On the question of attempting to root out breaches on imports where our competitors are breaking the rules, are we really using sufficiently the machinery that exists inside the EEC, in order to deal with breaches of this kind? Are we using our Members of the European Parliament, who ought to be extremely active in taking action and in raising issues where questions of this kind are concerned? Are we in this House, and are Members in another place, in sufficiently close touch with the MEPs so that they can be active in seeing that questions of this kind are publicised, and in pressing to get action taken? This is surely one of the functions of MEPs, one of the functions of Strasbourg, and I doubt whether we are making sufficient use of the opportunities that exist. That is a far better way, surely, than caving in to the strong pressures for import controls.

But there is no doubt—and those who travel around the country must be aware of this—that in recent months the clamour for import controls has been rising, even from people who in previous months, or even a year ago, would have opposed such policies. If we do not concede import controls—and I sincerely hope that the Government have no intention so to do—then we must try to find other ways to relieve the pressure, particularly on those industries which are in the export market, and which are the industries most seriously hit at the present time.

I suppose there can be nobody in your Lordships' House who has not met somebody in industry in the last month or two and been told that since about four months ago the position has deteriorated very rapidly indeed, and that there is an anxiety which will get greater if the present position persists. The demand—when not for import controls—is for some adjustment of the sterling rate. Surely the best way to assist industry, while resisting import controls, is to reduce the MLR. A reduction in the MLR would surely be followed by some adjustment of the sterling rate. The high level of interest payments is one important element in the maintenance of sterling—and this has come out quite clearly from the Finance Committee in another place—at a level which is far beyond what its rate ought to be in realistic terms. I know that the Government have already brought the MLR down a point, and I also know that they have said repeatedly that they would like to bring it down further. Is there not an opportunity here to attempt to get a reduction of the MLR—if you like, as part of a bargain with employers and trade unions?

How I wish, by common agreement, that we could abandon the phrase "U-turn", once and for all: that the Government would be willing to hold discussions with the unions and the employers and to put it to them that a reduction in the MLR would be possible and practical if the Government could be assured of a reasonable curtailment of pay claims. They could always say that if pay claims rose above that reasonable level then the MLR would have to rise again. It is possible to trade off a reduction in MLR against control over pay. It is something over which the Government, at the end of the day, have the upper hand. They can always raise MLR if they wish so to do.

One hopes that the Government will not turn down this idea simply because it could be seen to be a U-turn. We have got to have agreement and understanding between the employers and the trade unions. Discussion about these matters is not corporatism. The Government have control at the end of the day. It is simply sensible management and getting the collaboration of the people upon whom you have to rely for the proper implementation of your policies. It is not a U-turn; it is simply a sensible adjustment to changing circumstances. That is a proper line for any Government to take. This would give tremendous relief to a great deal of industry.
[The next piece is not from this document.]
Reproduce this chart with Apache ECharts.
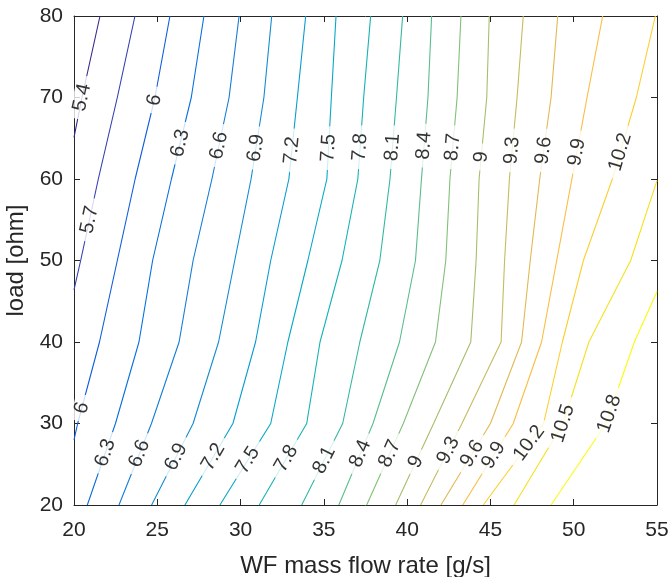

It would have the double effect of the ability to borrow money more cheaply and of some downward modification of the level of sterling.
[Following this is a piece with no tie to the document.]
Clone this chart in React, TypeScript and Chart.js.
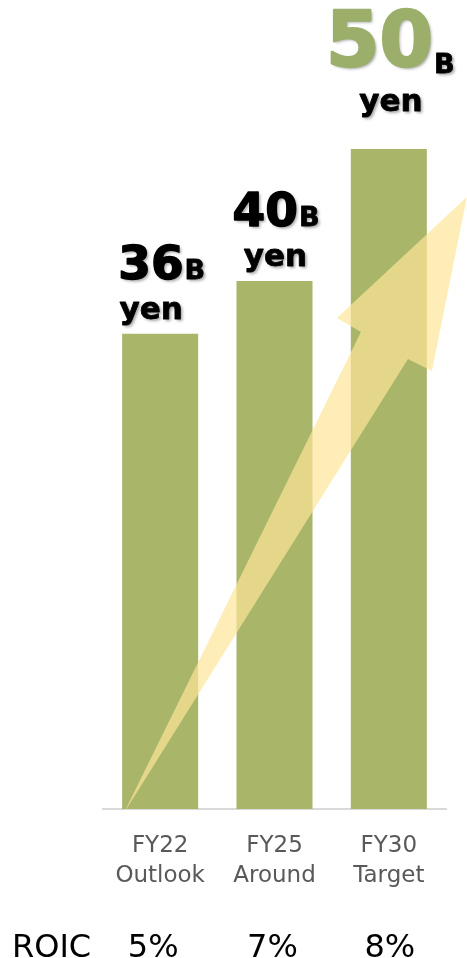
import React, { useEffect, useRef } from "react";
import { Chart, registerables } from "chart.js";

Chart.register(...registerables);

const CATEGORIES: string[][] = [["FY22", "Outlook"], ["FY25", "Around"], ["FY30", "Target"]];
const PROFIT: number[] = [36, 40, 50];
const UNIT_BIG = "B";
const UNIT_SMALL = "yen";
const ROIC_LABEL = "ROIC";
const ROIC: string[] = ["5%", "7%", "8%"];
const Y_MAX = 60;

// arrow outline in data space: [category index, value]
const ARROW_X: number[] = [-0.317, 1.756, 1.546, 2.683, 2.377, 2.167];
const ARROW_Y: number[] = [-0.3, 36.14, 37.2, 46.36, 33.18, 34.09];

// small horizontal nudges (px) of text relative to each category centre
const YEN_NUDGE: number[] = [-9, 1, 2];
const ROIC_NUDGE: number[] = [-7, -2, 1];

const FONT = '"DejaVu Sans", Verdana, sans-serif';

const arrowPlugin = {
  id: "growthArrow",
  afterDatasetsDraw(chart: any) {
    const { ctx, scales } = chart;
    const xs = scales.x;
    const ys = scales.y;
    ctx.save();
    ctx.beginPath();
    ARROW_X.forEach((v, i) => {
      const px = xs.getPixelForValue(v);
      const py = ys.getPixelForValue(ARROW_Y[i]);
      if (i === 0) ctx.moveTo(px, py);
      else ctx.lineTo(px, py);
    });
    ctx.closePath();
    ctx.fillStyle = "rgba(255,229,152,0.7)";
    ctx.fill();
    ctx.restore();
  },
};

function heavyText(ctx: any, text: string, x: number, y: number, color: string, stroke: number) {
  ctx.fillStyle = color;
  ctx.fillText(text, x, y);
  if (stroke > 0) {
    ctx.save();
    ctx.shadowColor = "rgba(0,0,0,0)";
    ctx.lineWidth = stroke;
    ctx.lineJoin = "round";
    ctx.strokeStyle = color;
    ctx.strokeText(text, x, y);
    ctx.restore();
  }
}

const labelPlugin = {
  id: "valueLabels",
  afterDraw(chart: any) {
    const { ctx, scales } = chart;
    const meta = chart.getDatasetMeta(0);
    meta.data.forEach((bar: any, i: number) => {
      const hi = i === PROFIT.length - 1;
      const cx = bar.x;
      const top = bar.y;
      const numText = String(PROFIT[i]);
      const numFont = hi ? `bold 77px ${FONT}` : `bold 47px ${FONT}`;
      const bFont = `bold 27px ${FONT}`;
      const yenFont = `bold 31px ${FONT}`;
      const numBase = hi ? top - 83 : top - 55;
      const bBase = hi ? numBase + 7 : numBase;
      const yenBase = hi ? top - 38 : top - 15;
      ctx.save();
      ctx.shadowColor = "rgba(0,0,0,0.35)";
      ctx.shadowOffsetX = 2;
      ctx.shadowOffsetY = 2;
      ctx.shadowBlur = 3;
      ctx.textBaseline = "alphabetic";
      ctx.textAlign = "left";
      ctx.font = numFont;
      const nw = ctx.measureText(numText).width;
      ctx.font = bFont;
      const bw = ctx.measureText(UNIT_BIG).width;
      const startX = cx - (nw + bw) / 2 + 1;
      ctx.font = numFont;
      heavyText(ctx, numText, startX, numBase, hi ? "#9BAF6B" : "#000000", hi ? 2.5 : 1.5);
      ctx.font = bFont;
      heavyText(ctx, UNIT_BIG, startX + nw + 1, bBase, "#000000", 0.8);
      ctx.font = yenFont;
      ctx.textAlign = "center";
      heavyText(ctx, UNIT_SMALL, cx + YEN_NUDGE[i], yenBase, "#000000", 0.8);
      ctx.restore();
    });

    // ROIC row
    ctx.save();
    ctx.font = `32px ${FONT}`;
    ctx.fillStyle = "#000000";
    ctx.textBaseline = "alphabetic";
    ctx.textAlign = "left";
    const rowBase = chart.height - 1;
    ctx.fillText(ROIC_LABEL, 12, rowBase);
    ctx.textAlign = "center";
    ROIC.forEach((t, i) => {
      ctx.fillText(t, scales.x.getPixelForValue(i) + ROIC_NUDGE[i], rowBase);
    });
    ctx.restore();
  },
};

export default function App() {
  const ref = useRef<HTMLCanvasElement | null>(null);
  useEffect(() => {
    if (!ref.current) return;
    const chart = new Chart(ref.current, {
      type: "bar",
      data: {
        labels: CATEGORIES,
        datasets: [
          {
            data: PROFIT,
            backgroundColor: "#A9B66A",
            borderWidth: 0,
            categoryPercentage: 1,
            barPercentage: 0.665,
          },
        ],
      },
      options: {
        responsive: false,
        animation: false,
        layout: { padding: { top: 17, left: 103, right: 21, bottom: 0 } },
        plugins: {
          legend: { display: false },
          tooltip: { enabled: false },
          title: { display: false },
        },
        scales: {
          x: {
            grid: { display: false, drawTicks: false },
            border: { display: true, color: "#D9D9D9", width: 2 },
            ticks: {
              color: "#595959",
              font: { family: FONT, size: 23, lineHeight: 1.3 },
              padding: 22,
              maxRotation: 0,
              autoSkip: false,
            },
            afterFit(scale: any) {
              scale.height = 149;
            },
          },
          y: {
            display: false,
            min: 0,
            max: Y_MAX,
          },
        },
      },
      plugins: [arrowPlugin, labelPlugin],
    });
    return () => chart.destroy();
  }, []);
  return (
    <div style={{ position: "absolute", left: 0, top: 0, width: 467, height: 958, background: "#fff" }}>
      <canvas ref={ref} width={467} height={958} style={{ display: "block" }} />
    </div>
  );
}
In addition to modification of the MLR, the further criticism of Government policy that I would want to make, and that we on these Benches would want to make, is the Government's obsession with the PSBR. Of course we have to have control over the money supply if we are to fulfil the overriding policy of curtailing inflation, and to that policy, as I have said, we on these Benches give full support. However, we do not believe that that means an indiscriminate restriction upon expenditure.

There is an enormous difference, surely, between expenditure on matters which are wasteful, for which there is no future, and expenditure which is in fact a reduction of current loss and an investment for the future. There is a tremendous difference between paying out money endlessly to prop up a building which is inevitably going to fall down—I am not referring to the room across the Prince's Chamber—and mending a leak in a roof which, if you do not mend it, is going to have a deleterious effect on the value of the property for years to come. There is a tremendous difference between stopping a binge which never ought to have started—and in this country there have been plenty of binges which never ought to have started—and buying the seed corn without which you cannot possibly have a harvest and with which you can hope to reap a good harvest. It is that distinction which we are urging on the Government.
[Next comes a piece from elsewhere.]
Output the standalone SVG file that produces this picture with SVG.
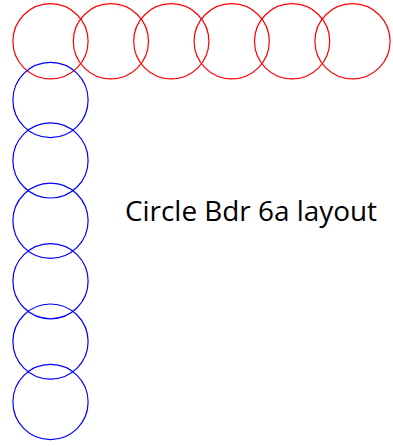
<svg xmlns="http://www.w3.org/2000/svg" width="393" height="447" viewBox="0 0 393 447">
<style>
.r{fill:none;stroke:#ff0000;stroke-width:1.2}
.b{fill:none;stroke:#0000ff;stroke-width:1.2}
.t{font-family:"Open Sans","Liberation Sans",Arial,sans-serif;font-size:28px;fill:#000}
</style>
<rect width="393" height="447" fill="#fff"/>
<g id="red">
<g id="r1"><circle class="r" cx="50.5" cy="41.3" r="37.6"/></g>
<g id="r2"><circle class="r" cx="110.9" cy="41.3" r="37.6"/></g>
<g id="r3"><circle class="r" cx="171.3" cy="41.3" r="37.6"/></g>
<g id="r4"><circle class="r" cx="231.7" cy="41.3" r="37.6"/></g>
<g id="r5"><circle class="r" cx="292.1" cy="41.3" r="37.6"/></g>
<g id="r6"><circle class="r" cx="352.5" cy="41.3" r="37.6"/></g>
</g>
<g id="blue">
<g id="b1"><circle class="b" cx="50.5" cy="100" r="37.6"/></g>
<g id="b2"><circle class="b" cx="50.5" cy="160.4" r="37.6"/></g>
<g id="b3"><circle class="b" cx="50.5" cy="220.8" r="37.6"/></g>
<g id="b4"><circle class="b" cx="50.5" cy="281.2" r="37.6"/></g>
<g id="b5"><circle class="b" cx="50.5" cy="341.6" r="37.6"/></g>
<g id="b6"><circle class="b" cx="50.5" cy="402" r="37.6"/></g>
</g>
<g id="label"><text class="t" x="125" y="221" textLength="252" lengthAdjust="spacingAndGlyphs">Circle Bdr 6a layout</text></g>
<g id="connectors"/>
</svg>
May I identify those things which will cut current loss, that will help us to build for the future and that we ought to risk spending money on. Let me deal with the encouragement of high technology. We are very glad that the Government have at last decided to back Inmos, but they very nearly missed the bus on high technology. Wherever one goes in industrial quarters, one is told—and there seems to be widespread agreement about this—that whatever the cost may be and whatever the price in terms of employment may be of the introduction of high technology, failure to do so is going to be far more disastrous. Therefore the need for the Government to spend money on what is an essential investment surely cannot be challenged. The alarming thing is that the Government hesitated for so long.

Again the Government say, and we believe them, that they want to encourage small businesses. All the evidence is that the biggest difficulty of all for small businesses is obtaining premises. There should be expenditure on the provision of premises. As well as helping the construction industry, it would make premises available in many parts of the country for people who are anxious and able to set up businesses and who would do so successfully. That, surely, is the sort of expenditure for which the Government can strain the PSBR.

Finally, I turn to the expenditure on people, upon whom at the end of the day it all rests, The most hideous aspect of the present decline is what it is doing to young people who are now leaving school. Everybody wrings their hands about this and says how deplorable it is. I know that the Government, through the MSC, have been spending money, but they have been curtailing the money which they have been spending. Surely there is room here for adventurous expenditure. On the one hand, we have youngsters coming out of school who are not getting jobs, while on the other we have youngsters coming out of school who are not getting jobs and who may never get jobs because they lack any kind of skill or qualification. All the evidence suggests that whatever happens in terms of an uplift in the trade cycle or a restructuring of industry, the future for the unskilled is bleak indeed. Can we not implore the Government to put money into the training of school-leavers?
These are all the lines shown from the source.